Leone XIV ascolta e sembra commuoversi. “Sono contento di incontrarvi, era un mio desiderio, perché qui abita Gesù: sia in voi ammalati, sia in voi che ne avete cura, le Suore, i medici e tutti gli operatori sanitari e il personale”, esordisce, in francese. Assicura che tutto il popolo dell’ospedale libanese è nel suo cuore e nelle sue preghiere. Anche il Papa ricorda la santità della vita del fondatore e la sua testimonianza portata avanti dalle Francescane della Croce. Il loro è “un prezioso servizio”, dice: “Grazie, care Sorelle, per la missione che portate avanti con gioia e dedizione!”.
Prezioso è pure il servizio degli operatori: “La vostra presenza competente e premurosa e la cura degli ammalati sono un segno tangibile dell’amore compassionevole di Cristo.
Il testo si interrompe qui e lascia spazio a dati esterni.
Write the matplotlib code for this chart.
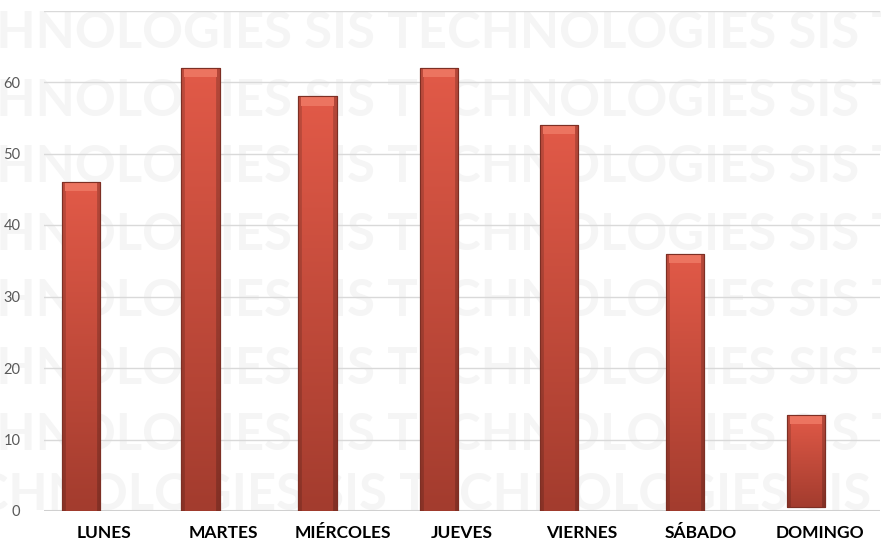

Siete come il buon samaritano, che si ferma presso chi è ferito e se ne prende cura per sollevarlo e guarirlo”, dice il Papa. È vero, ammette, “a volte può sopraggiungere la stanchezza o lo scoraggiamento, soprattutto per le condizioni non sempre favorevoli in cui vi trovate a lavorare”. L’incoraggiamento è allora ad andare avanti, nonostante qualche difficoltà, avendo davanti sempre “il bene che avete possibilità di realizzare”.
Non dimenticare i più fragili
“Quanto si vive in questo luogo è un monito per tutti, per la vostra terra ma anche per l’intera umanità: non possiamo dimenticarci dei più fragili, non possiamo immaginare una società che corre a tutta velocità aggrappandosi ai falsi miti del benessere, ignorando tante situazioni di povertà e di fragilità”, conclude Papa Leone. In particolare cristiani, aggiunge, sono chiamati a prendersi cura dei poveri: “Il Vangelo stesso ce lo chiede”.
A conclusione dell’incontro le suore consegnano al Papa 77 Rosari con i nomi dei malati e degli operatori che li hanno realizzati a mano. Suor Marie regala invece una icona fatta a mano di Abouna Yaacoub, nella speranza che venga presto canonizzato.